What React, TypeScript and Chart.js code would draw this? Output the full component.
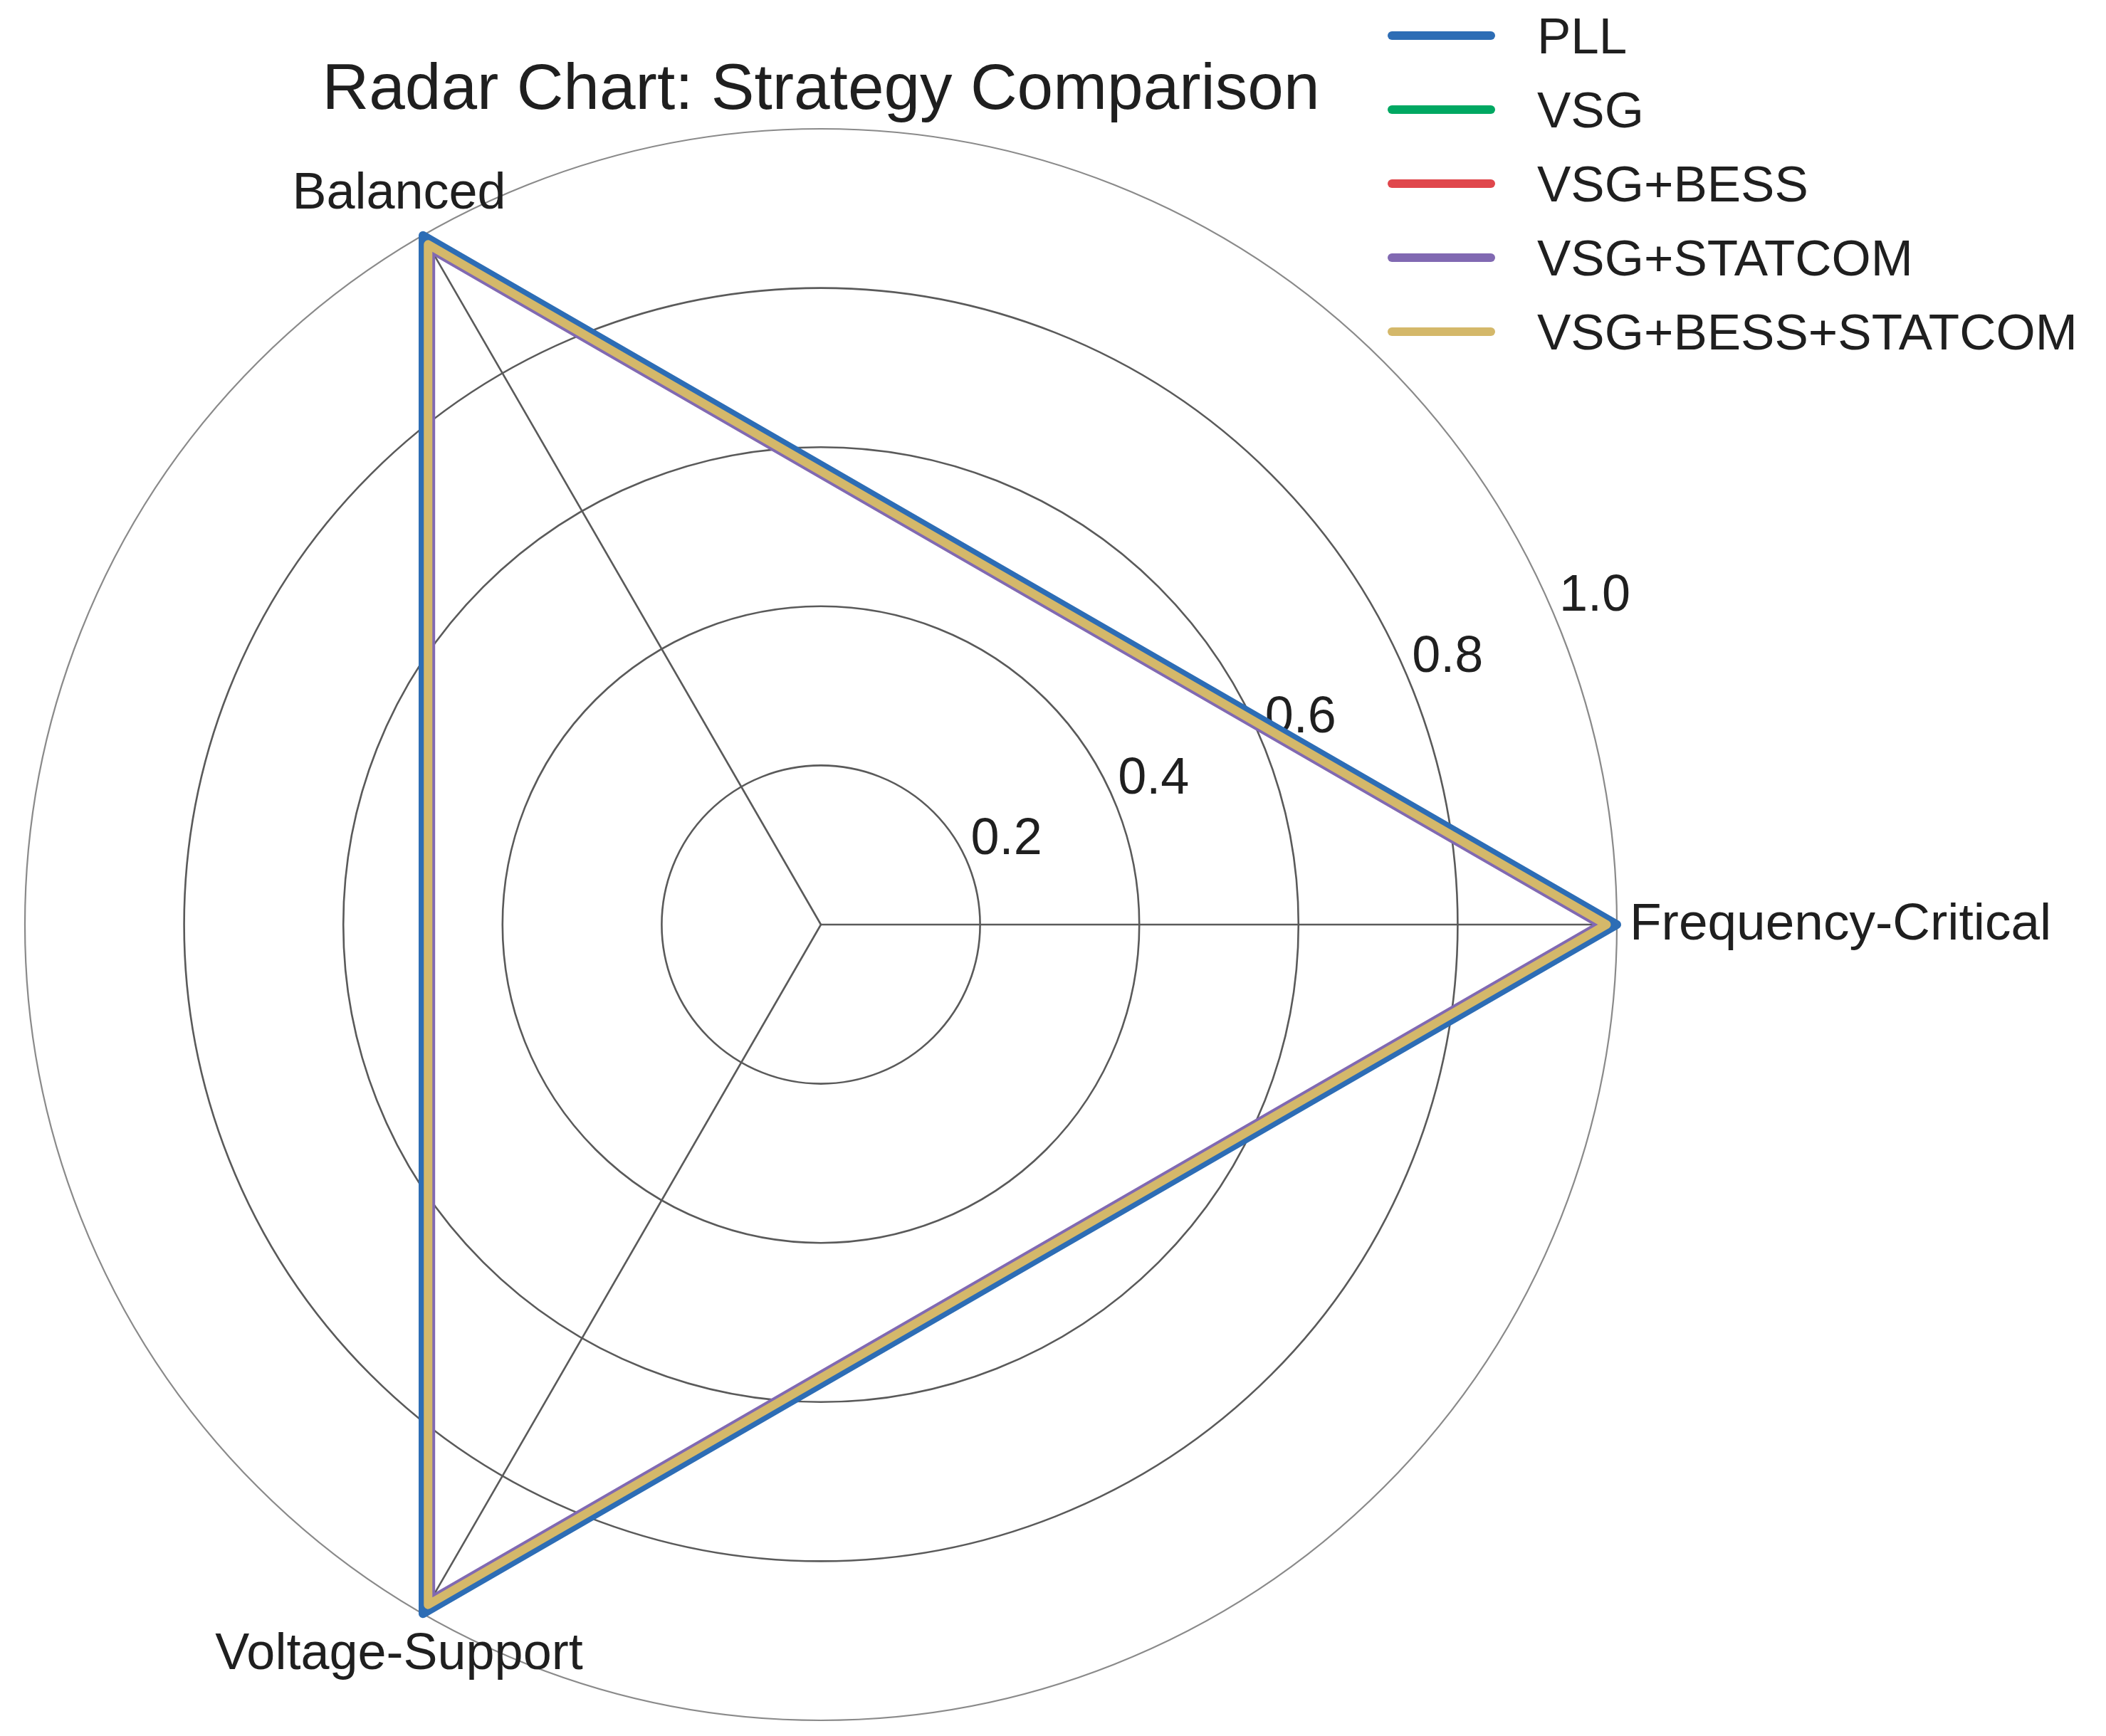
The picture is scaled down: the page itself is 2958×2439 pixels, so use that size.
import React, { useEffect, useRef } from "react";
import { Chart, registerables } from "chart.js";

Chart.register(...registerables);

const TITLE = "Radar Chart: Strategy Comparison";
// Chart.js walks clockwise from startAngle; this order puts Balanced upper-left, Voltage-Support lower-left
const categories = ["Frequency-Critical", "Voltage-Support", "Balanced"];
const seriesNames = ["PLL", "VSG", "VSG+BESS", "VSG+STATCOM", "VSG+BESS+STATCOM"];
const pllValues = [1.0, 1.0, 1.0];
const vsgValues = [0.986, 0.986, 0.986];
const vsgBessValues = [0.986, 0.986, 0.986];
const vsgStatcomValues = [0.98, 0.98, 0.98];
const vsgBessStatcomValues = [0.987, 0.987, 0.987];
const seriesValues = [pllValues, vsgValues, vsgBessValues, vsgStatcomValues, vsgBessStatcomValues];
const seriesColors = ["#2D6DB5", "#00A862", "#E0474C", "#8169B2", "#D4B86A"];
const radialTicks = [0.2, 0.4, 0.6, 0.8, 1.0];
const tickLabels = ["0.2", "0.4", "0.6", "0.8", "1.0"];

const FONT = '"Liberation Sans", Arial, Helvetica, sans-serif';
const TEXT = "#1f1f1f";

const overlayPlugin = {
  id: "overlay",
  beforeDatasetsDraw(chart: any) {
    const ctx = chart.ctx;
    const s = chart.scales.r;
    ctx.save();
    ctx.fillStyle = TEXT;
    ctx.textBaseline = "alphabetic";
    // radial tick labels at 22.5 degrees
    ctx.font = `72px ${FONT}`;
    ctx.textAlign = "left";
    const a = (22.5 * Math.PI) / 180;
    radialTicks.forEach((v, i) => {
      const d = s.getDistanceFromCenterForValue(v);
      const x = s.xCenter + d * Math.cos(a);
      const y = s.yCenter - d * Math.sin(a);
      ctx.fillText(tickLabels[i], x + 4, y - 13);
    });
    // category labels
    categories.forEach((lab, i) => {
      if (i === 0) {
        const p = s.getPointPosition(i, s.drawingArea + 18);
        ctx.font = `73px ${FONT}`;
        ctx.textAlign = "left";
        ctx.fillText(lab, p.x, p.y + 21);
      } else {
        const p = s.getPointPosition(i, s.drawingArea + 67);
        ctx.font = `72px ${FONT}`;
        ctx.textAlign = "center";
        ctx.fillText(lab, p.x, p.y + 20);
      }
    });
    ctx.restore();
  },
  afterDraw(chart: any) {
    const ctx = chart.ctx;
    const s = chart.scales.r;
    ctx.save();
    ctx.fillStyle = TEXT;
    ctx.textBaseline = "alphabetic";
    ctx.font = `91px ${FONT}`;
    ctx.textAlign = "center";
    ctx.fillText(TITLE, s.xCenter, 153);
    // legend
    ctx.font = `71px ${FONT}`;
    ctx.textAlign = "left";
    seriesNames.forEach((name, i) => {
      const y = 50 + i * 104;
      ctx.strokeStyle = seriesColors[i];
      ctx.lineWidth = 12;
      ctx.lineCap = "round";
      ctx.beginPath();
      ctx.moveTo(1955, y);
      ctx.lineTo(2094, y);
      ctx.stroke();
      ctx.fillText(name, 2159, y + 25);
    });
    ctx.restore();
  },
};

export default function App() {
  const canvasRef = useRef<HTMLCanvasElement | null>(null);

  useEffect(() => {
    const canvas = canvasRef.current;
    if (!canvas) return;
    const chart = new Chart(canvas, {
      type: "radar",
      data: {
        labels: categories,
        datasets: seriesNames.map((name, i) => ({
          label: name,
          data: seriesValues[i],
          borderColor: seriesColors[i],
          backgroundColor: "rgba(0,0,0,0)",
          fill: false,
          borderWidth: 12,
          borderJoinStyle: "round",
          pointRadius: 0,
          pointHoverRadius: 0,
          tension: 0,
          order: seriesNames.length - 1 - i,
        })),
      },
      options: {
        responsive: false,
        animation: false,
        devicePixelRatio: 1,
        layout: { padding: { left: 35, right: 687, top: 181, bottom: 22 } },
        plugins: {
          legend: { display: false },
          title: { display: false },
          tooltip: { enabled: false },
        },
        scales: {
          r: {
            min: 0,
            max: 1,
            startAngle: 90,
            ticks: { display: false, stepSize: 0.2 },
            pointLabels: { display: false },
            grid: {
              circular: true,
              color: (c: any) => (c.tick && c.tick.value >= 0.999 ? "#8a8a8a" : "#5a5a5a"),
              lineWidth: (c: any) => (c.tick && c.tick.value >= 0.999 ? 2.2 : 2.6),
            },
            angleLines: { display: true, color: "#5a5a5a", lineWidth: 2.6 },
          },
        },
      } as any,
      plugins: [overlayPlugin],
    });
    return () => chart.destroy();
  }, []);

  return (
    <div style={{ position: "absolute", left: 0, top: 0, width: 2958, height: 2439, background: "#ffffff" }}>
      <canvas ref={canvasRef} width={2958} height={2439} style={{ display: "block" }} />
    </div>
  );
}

::::::

• **Stated exercise**: Starting at the top of the listing above, reproduce each line up to and including the one with "Chart.register(...registerables);"; omit the pictures.

• **Task result**:
What React, TypeScript and Chart.js code would draw this? Output the full component.
The picture is scaled down: the page itself is 2958×2439 pixels, so use that size.
import React, { useEffect, useRef } from "react";
import { Chart, registerables } from "chart.js";

Chart.register(...registerables);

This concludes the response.